Box–Cox Transformation
Key idea
Box–Cox transformation is a family of power transformations used to transform a variable into a more model-friendly form.
Its main goals are:
- Reduce skewness
- Stabilize variance
- Improve normality
- Improve linear relationships
- Make statistical assumptions easier to satisfy
It is commonly used before regression, statistical modeling, and occasionally factor preprocessing.
Definition
For a positive variable $y>0$:
\[y^{(\lambda)}= \begin{cases} \frac{y^\lambda-1}{\lambda}, & \lambda\neq0\ \ln(y), & \lambda=0 \end{cases}\]where:
- $y$ = original value
- $\lambda$ = transformation parameter
Interpretation of $\lambda$
Common values:
| $\lambda$ | Transformation |
|---|---|
| $1$ | No transformation |
| $0.5$ | Square root |
| $0$ | Log transform |
| $-1$ | Reciprocal |
As $\lambda$ decreases, large observations are compressed more aggressively.
Example
Original data:
\[[1,2,4,8,16]\]If $\lambda=0$:
\[[0,0.69,1.39,2.08,2.77]\](log transform)
If $\lambda=0.5$:
\[[1,1.41,2,2.83,4]\](square-root transform)

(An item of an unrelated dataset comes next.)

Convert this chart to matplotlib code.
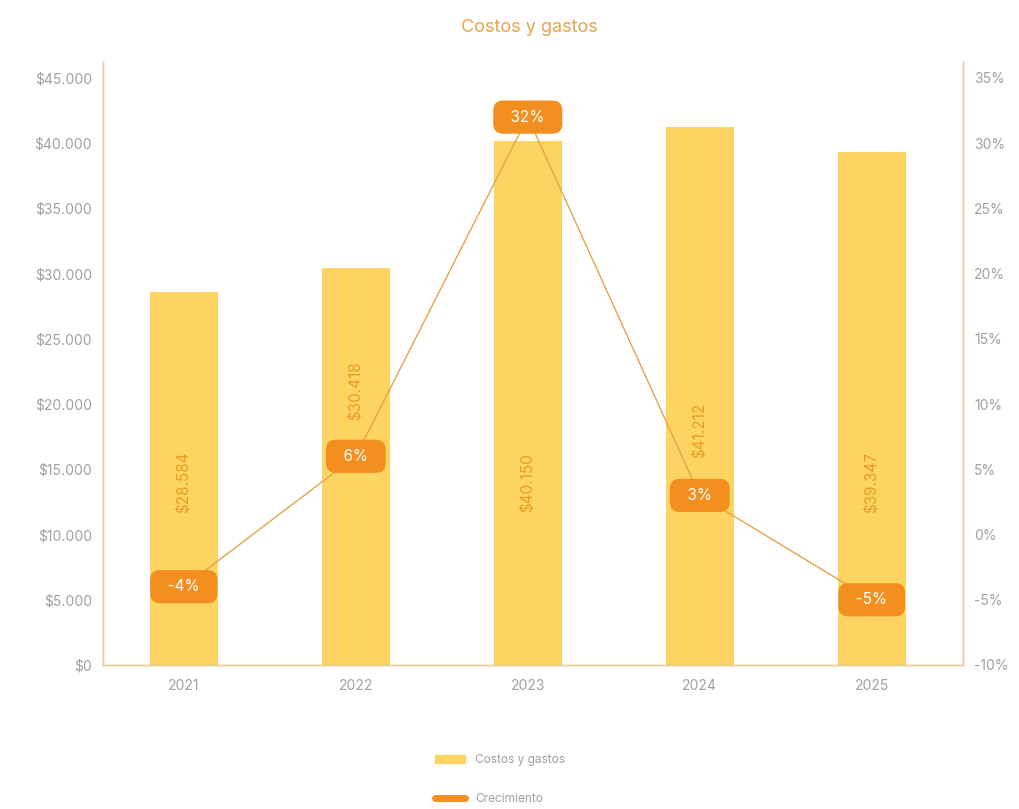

Large values become less dominant.
Selecting $\lambda$
Typically choose $\lambda$ using Maximum Likelihood Estimation (MLE):
\[\lambda^* = \arg\max_\lambda L(\lambda)\]The objective is to find the transformation that makes the transformed data as close to Gaussian as possible.
Example:
python from scipy.stats import boxcox x_transformed, lam = boxcox(x) print(lam)
Limitations
Box–Cox requires:
\[y>0\]If data contains zero or negative values:
- Shift the variable:
python x = x - x.min() + 1
- Or use Yeo–Johnson transformation
Relationship with Other Transformations
| Method | Supports Negative Values | Parameterized |
|---|---|---|
| Log | No | No |
| Box–Cox | No | Yes |
| Yeo–Johnson | Yes | Yes |
| Rank Gaussianization | Yes | No |
Usage in Quantitative Finance
Box–Cox is less common than rank normalization and z-score normalization in cross-sectional equity models.
Typical applications:
- Market capitalization
- Trading volume
- Turnover
- Accounting variables
- Highly skewed alternative data
Example preprocessing pipeline:
\[\text{Raw Factor} \rightarrow \text{Winsorize} \rightarrow \text{Box–Cox} \rightarrow \text{Z-score} \rightarrow \text{Neutralize}\]In cross-sectional factor research, Box–Cox is usually estimated independently for each date rather than globally across time.